Over the last few months I have shared with you that I have been writing, but my writing looks much different. I do still plan to write books, but currently I have been building up a passive income by creating blogs.
I love writing and creating. My current website portfolio is a combination of the two with some being more toward the physical product creation, and others are blogs.
Why Blogging?
Blogging offered me an opportunity to write about multiple subjects without feeling burned out. I have always had a desire to write a nonfiction book, but learning the style needed was something that I didn’t have perfected. Fiction writing seemed simpler. Creating stories was something that I had done since a child. I wrote stories. I told stories. Nonfiction? My experience with that was only through research papers written in high school and college.
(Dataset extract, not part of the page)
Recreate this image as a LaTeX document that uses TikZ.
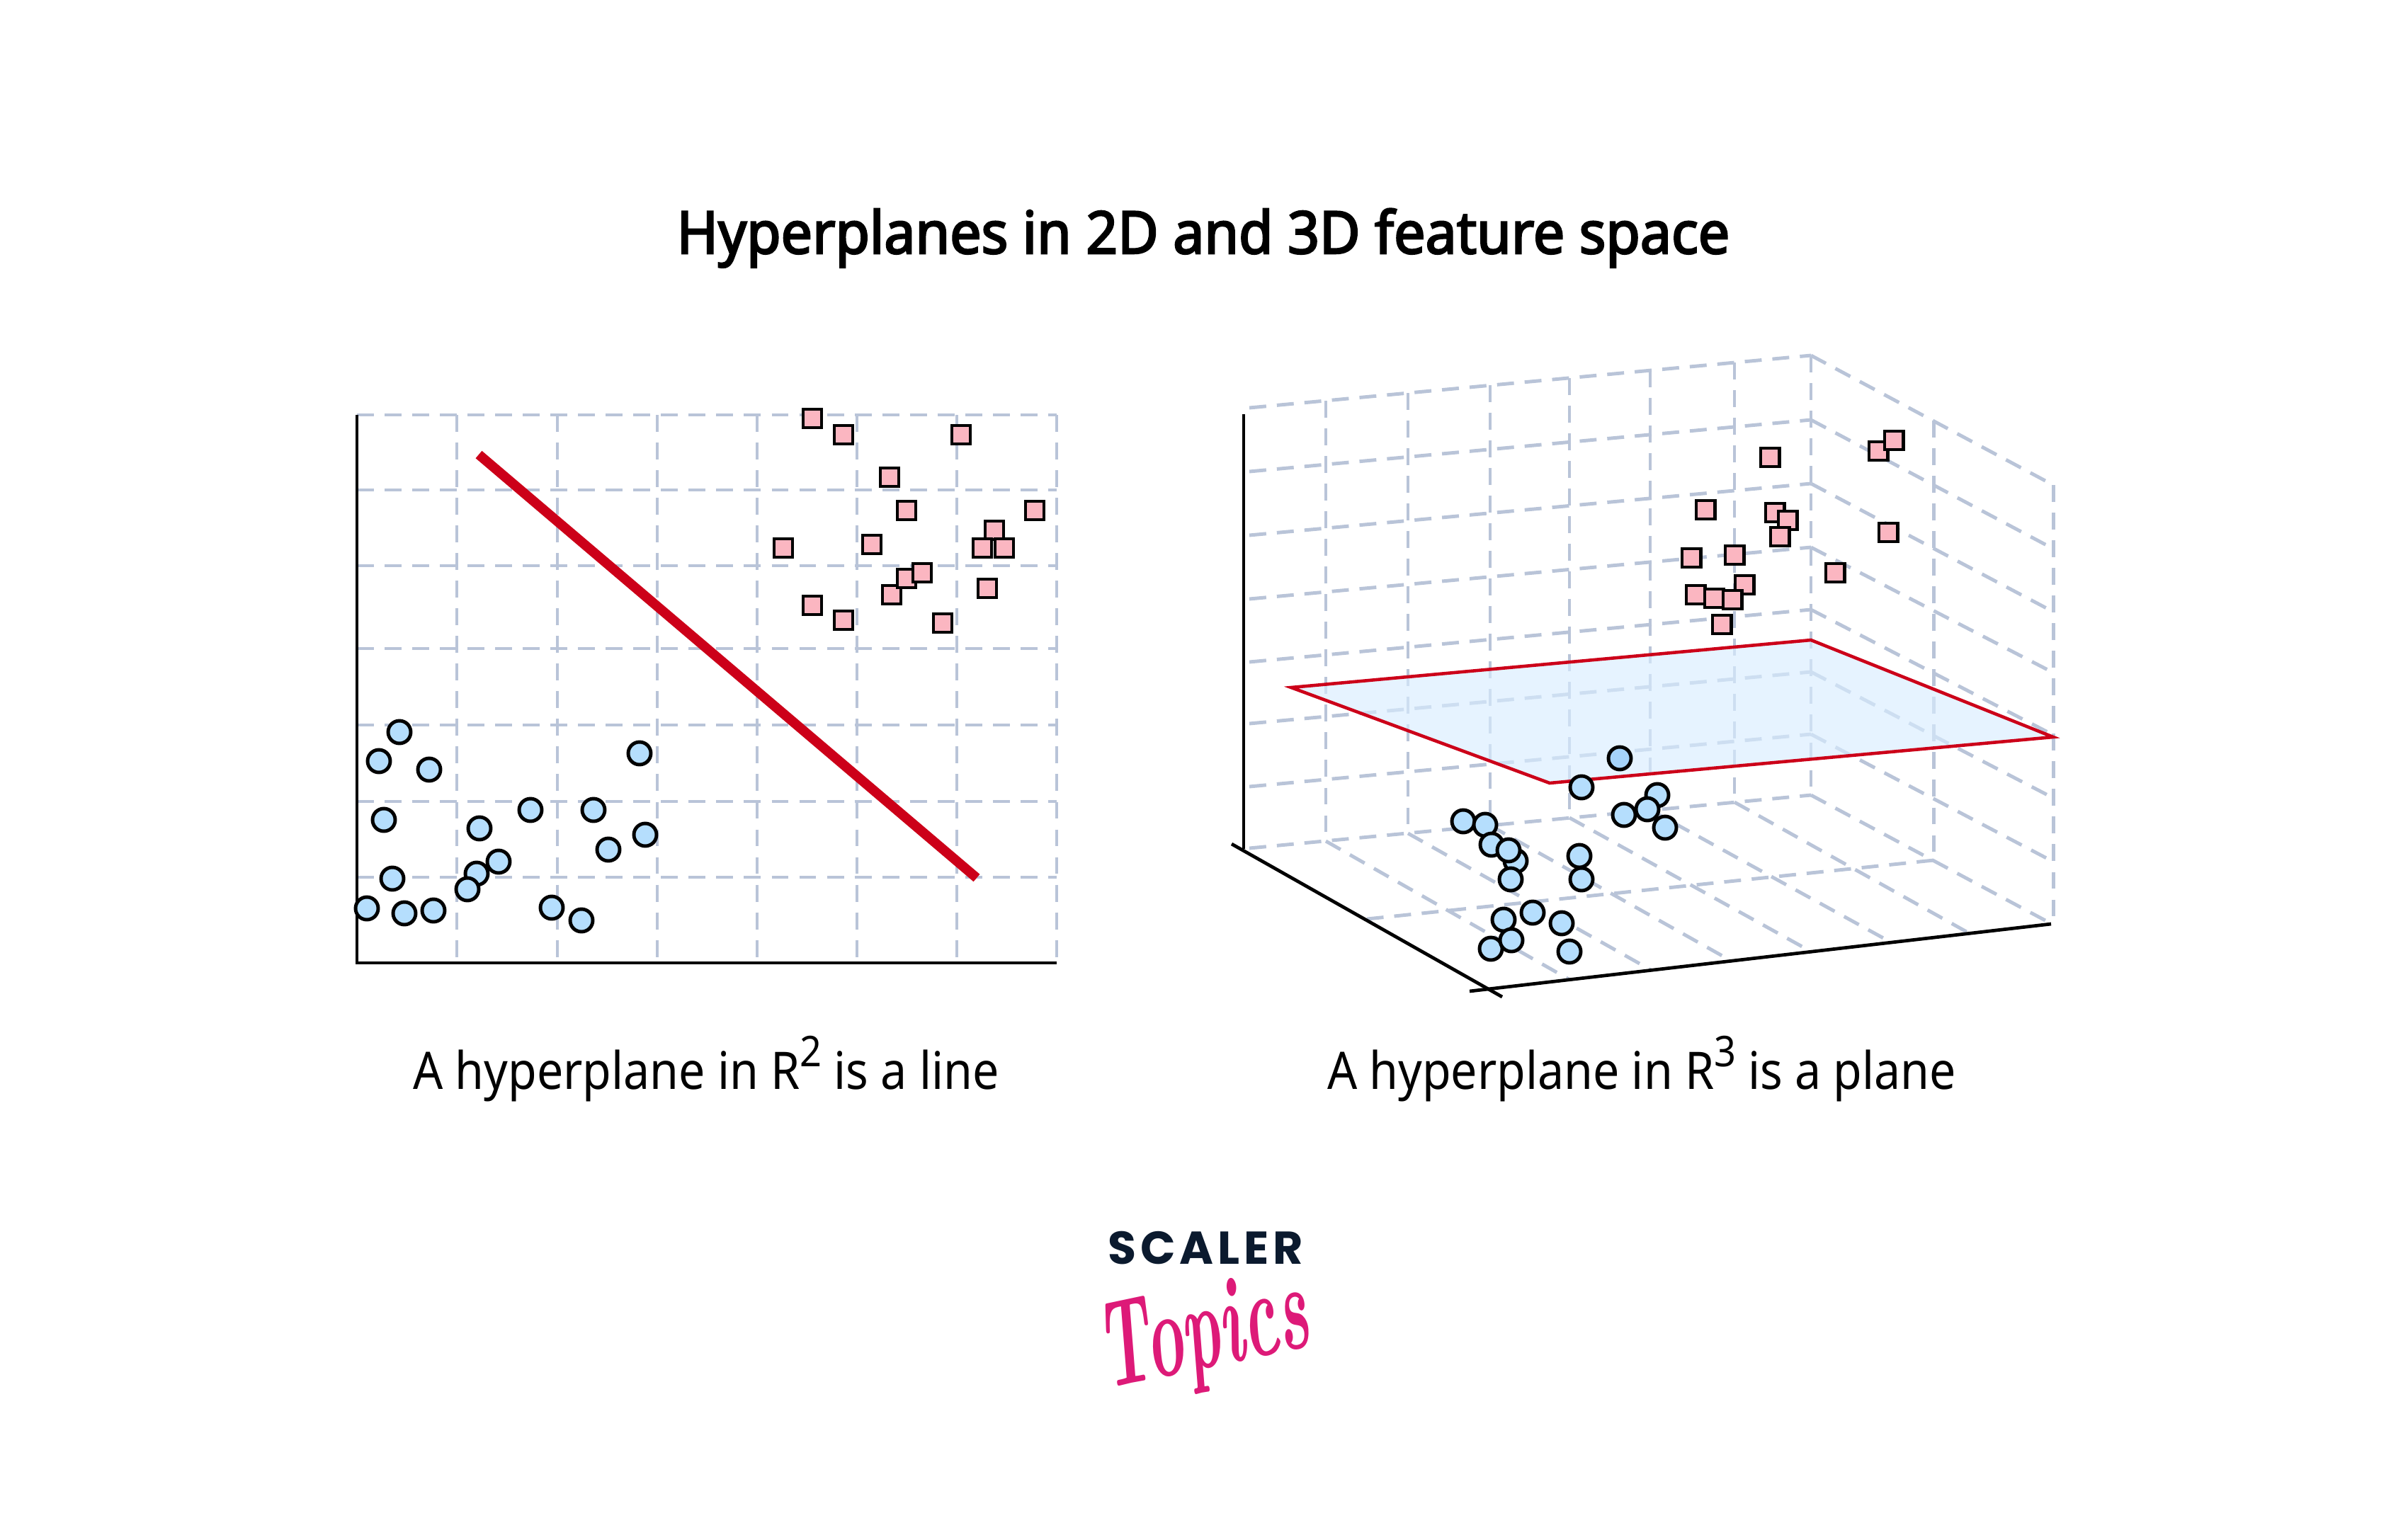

Tackling the topics that I wanted to write about still involved research, but blogging gave me an opportunity to do things that I was already good at: writing and teaching. I could easily research the topics that I wanted to write about and utilize my knowledge of teaching to break those down and put them into articles for others to understand clearly.
Also, blogging gave me a chance to earn income on those blogs where I was not focused on an E-commerce business that required me to create the products. For me, it was a huge win with a benefit coming from both.
The Blogging Business
Blogging in itself is not a business. If you are choosing to simply share details about your life, you may or may not make money with it. Instead, blogging needs to be more specific to become a business. For instance, my blog about food. On it I share recipes and entertaining ideas with a few stories thrown in, but it is mostly about the food and the equipment I use to prepare that food.
To make money through my blog, I utilize affiliate links to generate income. For example, I use ShareASale to find affiliate programs and products that are marketed towards my readers. I then place the links in my blog text and send my readers to the company for whom I am an affiliate so that they may purchase a product or join. By doing this, I earn a small commission for each sale.
I also utilize ads on my blogs to generate income. Not everything makes money instantly, but ads do provide a way to add income through a site that may not be generating as much money. For each blog, there are several streams of income that are working for me.
My goal has been to have all of my sites up and running by June. This would put me at having 10 websites in my portfolio with 4 being E-commerce sites (all 4 of those are linked with each one focused on a separate niche) and 6 being strictly blogs. Three of those websites are set to reach the maturity state by March with one following along in its footsteps every month after.
What is a maturity state? It’s the point where a website or blog has been fully picked up by the search engine and its blogs/articles have reached their highest rank in the search engine. On average, it takes about 8 months for a blog article to reach its full potential. Because of this, many give up on their blog business before they have even had a chance to see what their blog can do. After all, creating content and not seeing any immediate rewards makes the business of blogging difficult to sustain. You have to have patience to wait it out, and you have to do a lot of work while still maintaining your day job. It’s one of the reasons why I write in my free time and use my weekends to promote and work my business.
Overall, the benefits- if you have the patience- can be great. You can turn a blog into a passive money maker for yourself, and while one is becoming a money maker, you can work on another. I didn’t just jump into having 10. I already had the 4 E-commerce sites. The six blogs that I’m adding are things that I am doing while not working on the E-commerce sites.